If it is off balance, e.g. 75/25 or 25/75, the motor will rotate with half maximum speed.

If the duty cycle is more like 99/1, then the motor will run very near maximum speed.

The final breakdown of the “digital” part of my analog controller is something like:

  • LEFT_STP and RIGHT_STP are “master duty cycle” commands, directly affected by the angle of the vehicle and my steering command input.
  • The STP circuit for LEFT_STP will create an inverted, slightly delayed version of itself. Let’s call this LEFT_STP’. Same goes for the right side.
  • LEFT_STP controls two diagonal legs of the left H-bridge, and LEFT_STP” controls the other two.
  • Hence, the diagonal legs will swap on-times with eachother, rapidly reversing the motor back and forth at 30,000hz.
  • Varying LEFT_STP and RIGHT_STP duty cycles will therefore cause the drive motors to spin.
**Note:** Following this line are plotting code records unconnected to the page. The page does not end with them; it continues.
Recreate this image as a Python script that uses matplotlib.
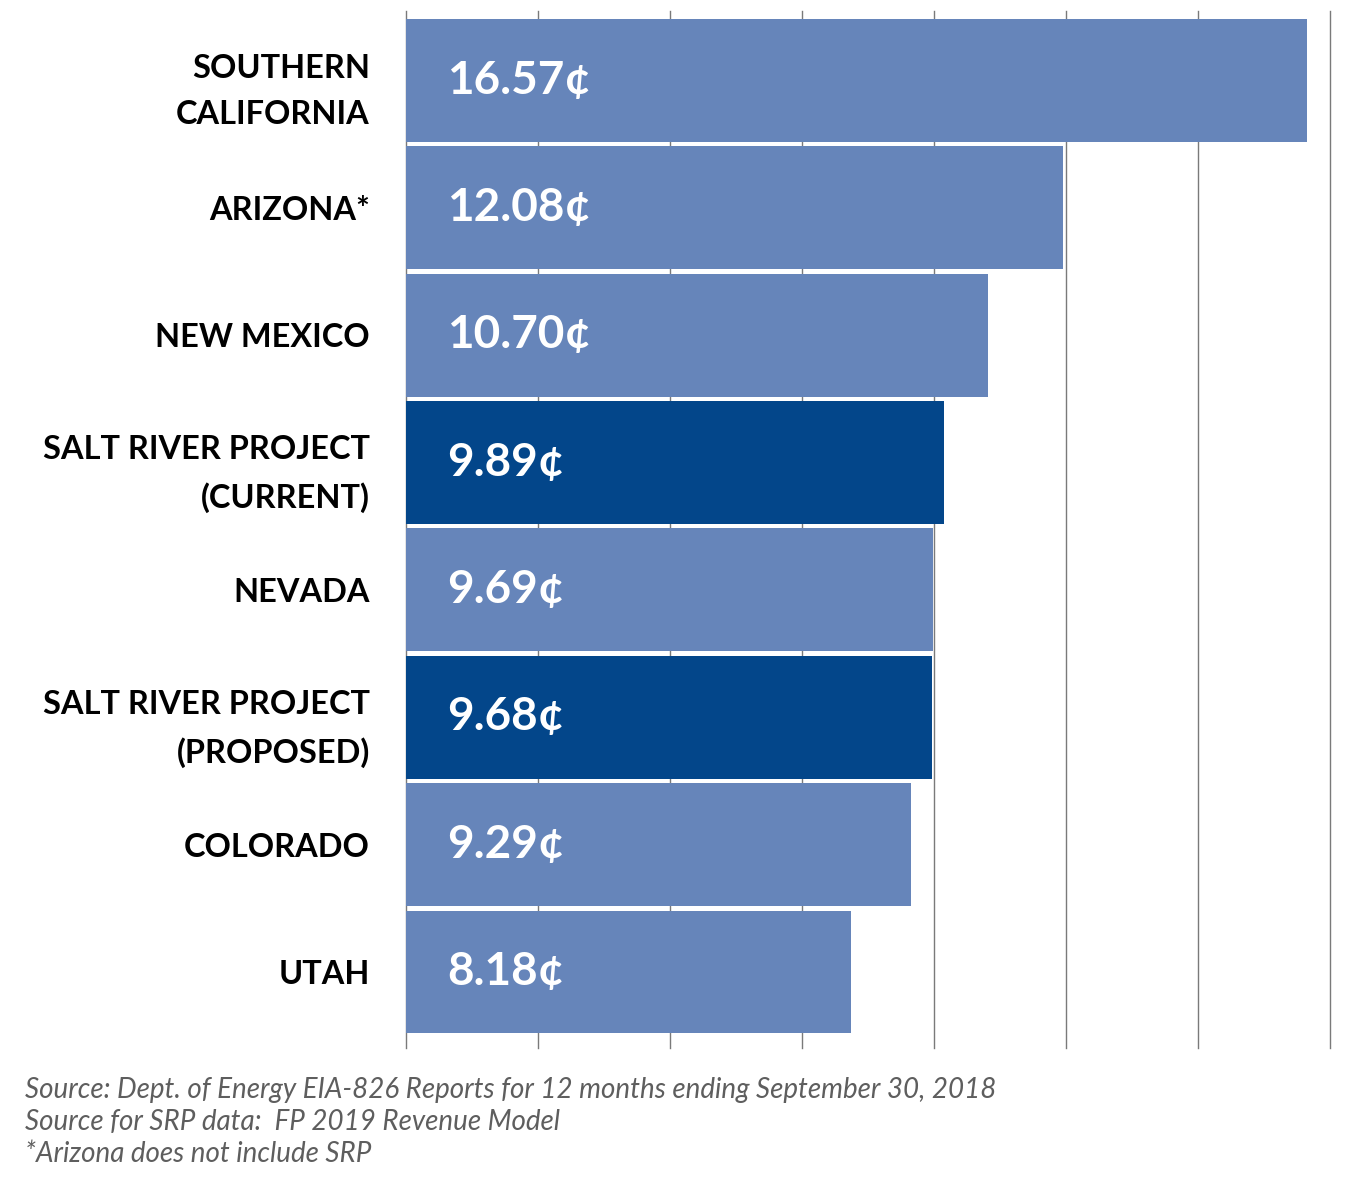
import matplotlib
matplotlib.use('Agg')
import matplotlib.pyplot as plt
import numpy as np

plt.rcParams['font.family'] = ['Lato', 'DejaVu Sans']

# residential price per kWh, cents
labels = ['SOUTHERN\nCALIFORNIA', 'ARIZONA*', 'NEW MEXICO', 'SALT RIVER PROJECT\n(CURRENT)',
          'NEVADA', 'SALT RIVER PROJECT\n(PROPOSED)', 'COLORADO', 'UTAH']
values = [16.57, 12.08, 10.70, 9.89, 9.69, 9.68, 9.29, 8.18]
is_srp = [False, False, False, True, False, True, False, False]
notes = ['Source: Dept. of Energy EIA-826 Reports for 12 months ending September 30, 2018',
         'Source for SRP data:  FP 2019 Revenue Model',
         '*Arizona does not include SRP']

light = '#6685BA'
dark = '#03468A'

fig = plt.figure(figsize=(13.66, 11.93), dpi=100)
ax = fig.add_axes([0.2972, 0.1215, 0.6764, 0.8693])

y = np.arange(len(values))
colors = [dark if s else light for s in is_srp]
ax.barh(y, values, height=0.965, color=colors, zorder=3)

for i, v in enumerate(values):
    ax.annotate('%.2f¢' % v, xy=(0, i), xytext=(29.5, 0), textcoords='offset points',
                ha='left', va='center', color='white', fontsize=33, fontweight='bold', zorder=4)

ax.set_xlim(0, 17)
ax.set_ylim(len(values) - 1 + 0.597, -0.546)
ax.set_xticks(np.linspace(0, 17, 8))
ax.set_xticklabels([])
ax.grid(axis='x', color='#7a7a7a', linewidth=1, zorder=0)
for gl in ax.get_xgridlines():
    gl.set_clip_on(False)
ax.set_yticks(y)
ax.set_yticklabels(labels, fontsize=23.4, fontweight='bold', linespacing=1.7)
ax.tick_params(axis='y', length=0, pad=26)
ax.tick_params(axis='x', length=0)
for s in ax.spines.values():
    s.set_visible(False)

for k, t in enumerate(notes):
    fig.text(25 / 1366, 1 - (1090 + 32 * k) / 1193, t, ha='left', va='center',
             fontsize=20, style='italic', color='#5e5e5e')

fig.savefig('out.png', dpi=100)
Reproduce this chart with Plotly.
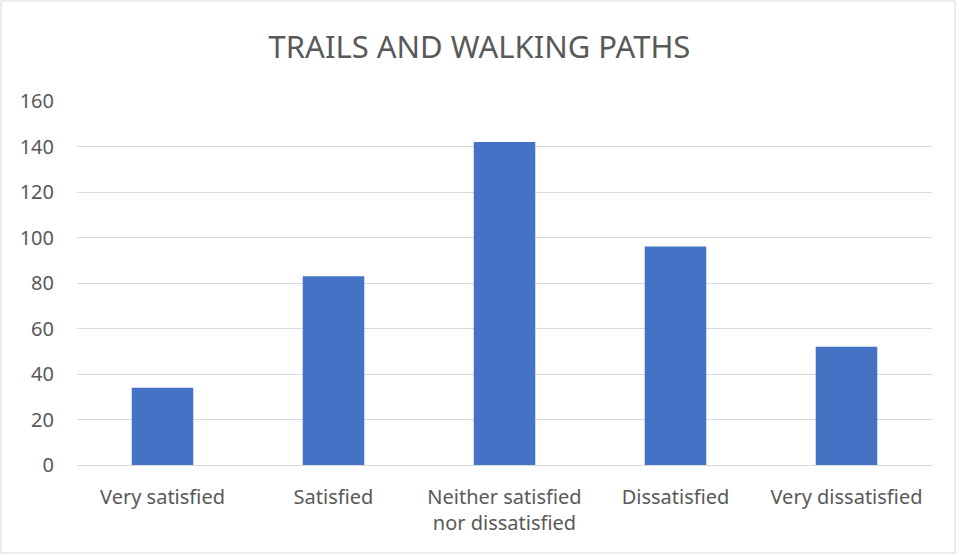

Now that I’ve written the 1000 words, here’s a VIDEO!!!!

Some things to note about the video:

  • The controller itself was too tied up in wires to actually show on screen.
  • The two square waves are LEFT_STP and RIGHT_STP.
  • They grow and shrink in unison if I rock the controller around.
  • They grow and shrink oppositely if I turn the steering potentiometer.

I haven’t actually implemented the STP circuitry yet, or the actual PID part of the PID controller. Currently, a wire bridges the output of the sensor and the input to the level shifter. I suppose that amounts to a P of 1, I and D of 0.  So what you see on the screen is essentially 1:1 with what’s coming out of the sensors.

Left to go are prototyping the PID stage and the STP circuitry for both sides, then putting the entire mess onto some perf/vector/strip/veroboards! The Inaugural Faceplant draws ever closer!